The court blocked implementation of the interim maps issued by the federal court in San Antonio – the same maps I last wrote about, which would have helped Travis County and other Texas Democrats, and added as many as three Hispanic opportunity districts.
It’s a puzzle why the highest court would get involved in essentially a partisan process affecting only one state. In its latest move, the Supreme Court is showing uncharacteristically little deference to a lower federal district court, which typically decides such arguments.
There is currently much disagreement about what the outcome of this situation could be. There will be a lot of discussion between the two parties to settle issues including filing period extension, candidate legitimacy and primary election dates.

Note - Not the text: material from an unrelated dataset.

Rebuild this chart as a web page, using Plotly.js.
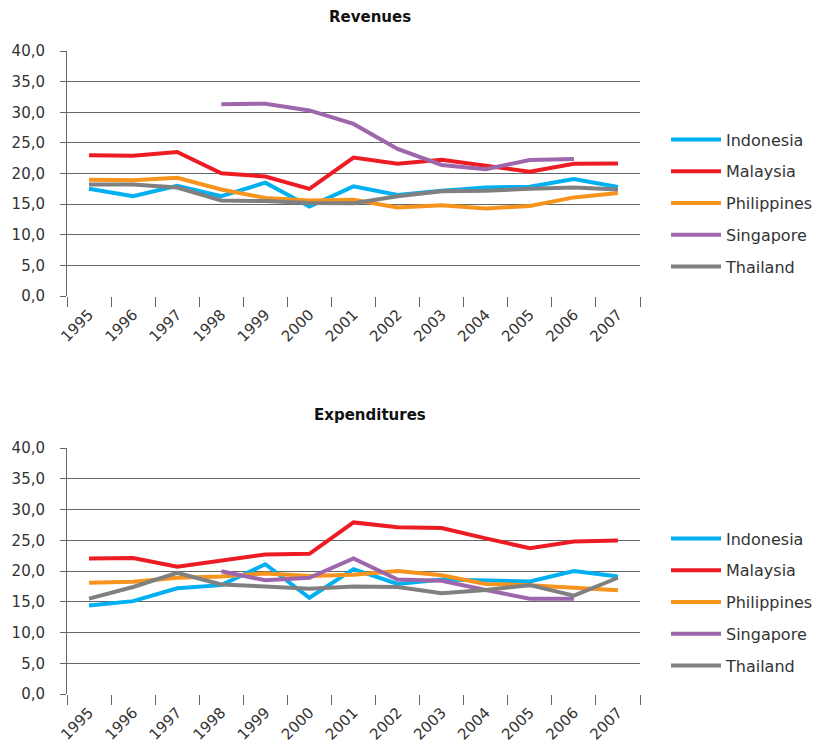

The problem with that latter concern, as far as minority advocates are concerned, is that it threatens a uniform date for the primary elections. One possibility is split primary dates — the primary for Texas House, Senate and Congressional seats could be separated from the primary for presidential and all other candidates. This could negatively impact minority voting power because traditionally, lower voter turnout has meant less participation by minority voters.
An additional concern that I personally have is that this development could be a very early test by conservatives on the Supreme Court of the Voting Rights Act itself. Would they take their agenda so far? Yes, I believe they might. Scalia? Thomas? Definitely this is a bigger issue to watch as we settle this redistricting nonsense. But people, listen: This is yet another reason to re-elect President Obama. If the highest court in the land is willing to test the legitimacy of venerated laws that protect voters, then we need an executive branch that gives them some pushback by appointing more reasonable justices in their place.
I continue to seek answers about how this latest development will ultimately affect Travis County and the rest of Texas. I will update you again as soon as I can gain more definitive information.